ROME, May 24 (UPI) -- Research in integrated and innovative helicopter structure composites and aerodynamics is to be performed by Leonardo-Finmeccanica and NTU Singapore.
The collaboration agreement between the Italian-based company and Nanyang Technological University was signed in Rome following a memorandum of understanding earlier this year.
"This agreement is an exciting opportunity for Leonardo-Finmeccanica to expand the scope of its activities in Singapore, a strategic country where we are fully committed to strengthen a long-term partnership, not just for helicopters but also in other sectors," said Mauro Moretti, Leonardo-Finmeccanica chief executive officer and general manager. "Each year Leonardo-Finmeccanica invests 11 percent of its revenues in research and development and we are very happy to have the opportunity to sign with NTU an agreement that will contribute to Leonardo-Finmeccanica's commitment to advanced R&D and to NTU's reputation as Singapore's leading center for aerospace."
Leonardo-Finmeccanica said the collaboration will seek to further technology opportunities in the rapidly evolving rotary-wing sector, where changes are characterized by the progress in composite materials, reduction in hydraulics and dynamic components and growing efficiency in industrial processes.
Joint projects could include research in innovative methods to advance the manufacturing of Leonardo-Finmeccanica products through the use of new composite materials.
The collaboration will also expand aerodynamics research modeling, which can potentially improve overall flight performance.

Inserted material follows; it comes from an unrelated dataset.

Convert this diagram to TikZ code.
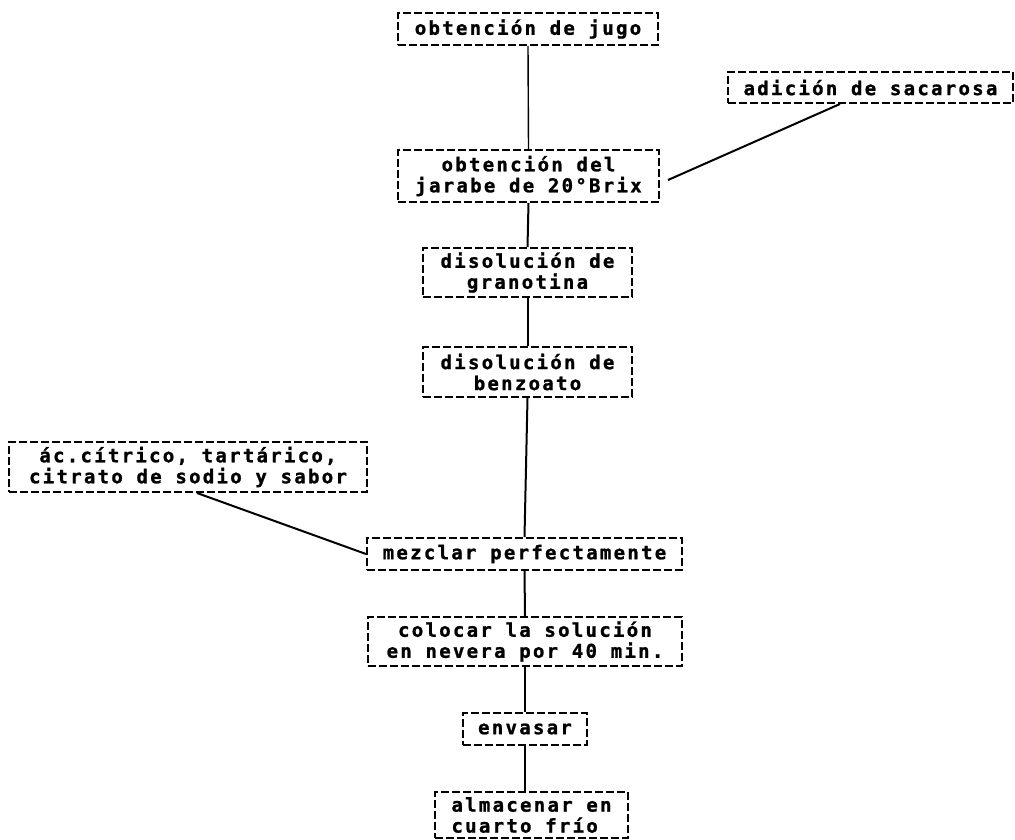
\documentclass[tikz,border=0pt]{standalone}
\usepackage{fontspec}
\newfontfamily\dotfont[LetterSpace=12, BoldFeatures={FakeBold=1.2}]{DejaVu Sans Mono}
\begin{document}
\begin{tikzpicture}[x=1pt,y=-1pt,
  stepbox/.style={draw=black, line width=2pt, dash pattern=on 8pt off 3pt,
    inner sep=0pt, align=center,
    font=\dotfont\bfseries\fontsize{19}{21}\selectfont},
  link/.style={draw=black, line width=2pt}]
\useasboundingbox[fill=white] (0,0) rectangle (1015,840);

\node[stepbox, minimum width=260pt, minimum height=32pt] (jugo) at (528,29) {obtención de jugo};
\node[stepbox, minimum width=285pt, minimum height=31pt] (sacarosa) at (870.5,87.5) {adición de sacarosa};
\node[stepbox, minimum width=261pt, minimum height=52pt] (jarabe) at (528.5,176) {obtención del\\jarabe de 20°Brix};
\node[stepbox, minimum width=209pt, minimum height=49pt] (grano) at (527.5,272.5) {disolución de\\granotina};
\node[stepbox, minimum width=209pt, minimum height=50pt] (benzo) at (527.5,372) {disolución de\\benzoato};
\node[stepbox, minimum width=358pt, minimum height=50pt] (acido) at (188,467) {ác.cítrico, tartárico,\\citrato de sodio y sabor};
\node[stepbox, minimum width=315pt, minimum height=32pt] (mezclar) at (524.5,554) {mezclar perfectamente};
\node[stepbox, minimum width=314pt, minimum height=49pt] (colocar) at (525,641.5) {colocar la solución\\en nevera por 40 min.};
\node[stepbox, minimum width=124pt, minimum height=32pt] (envasar) at (525,729) {envasar};
\node[stepbox, minimum width=193pt, minimum height=46pt, align=left] (almacenar) at (531.5,815) {almacenar en\\cuarto frío};

\coordinate (sacA) at ([xshift=-30.5pt]sacarosa.south);
\coordinate (acA) at ([xshift=9pt]acido.south);

\draw[link, line width=1.4pt] (jugo.south) -- (jarabe.north);
\draw[link] (sacA) -- ([xshift=8pt,yshift=-4pt]jarabe.east);
\draw[link] (jarabe.south) -- (grano.north);
\draw[link] (grano.south) -- (benzo.north);
\draw[link] (benzo.south) -- (mezclar.north);
\draw[link] (acA) -- (mezclar.west);
\draw[link] (mezclar.south) -- (colocar.north);
\draw[link] (colocar.south) -- (envasar.north);
\draw[link] (envasar.south) -- (envasar.south |- almacenar.north);
\end{tikzpicture}
\end{document}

"NTU's collaborations with leading industry players like Leonardo-Finmeccanica are crucial for successful translation of university research into commercial applications," said NTU Chief of Staff and Vice-President of Research Professor Lam Khin Yong. "NTU's mechanical and aerospace engineering faculty will work with engineers from Leonardo-Finmeccanica to research and develop new aerodynamics and manufacturing technologies that can be used in next-generation helicopters and aircraft."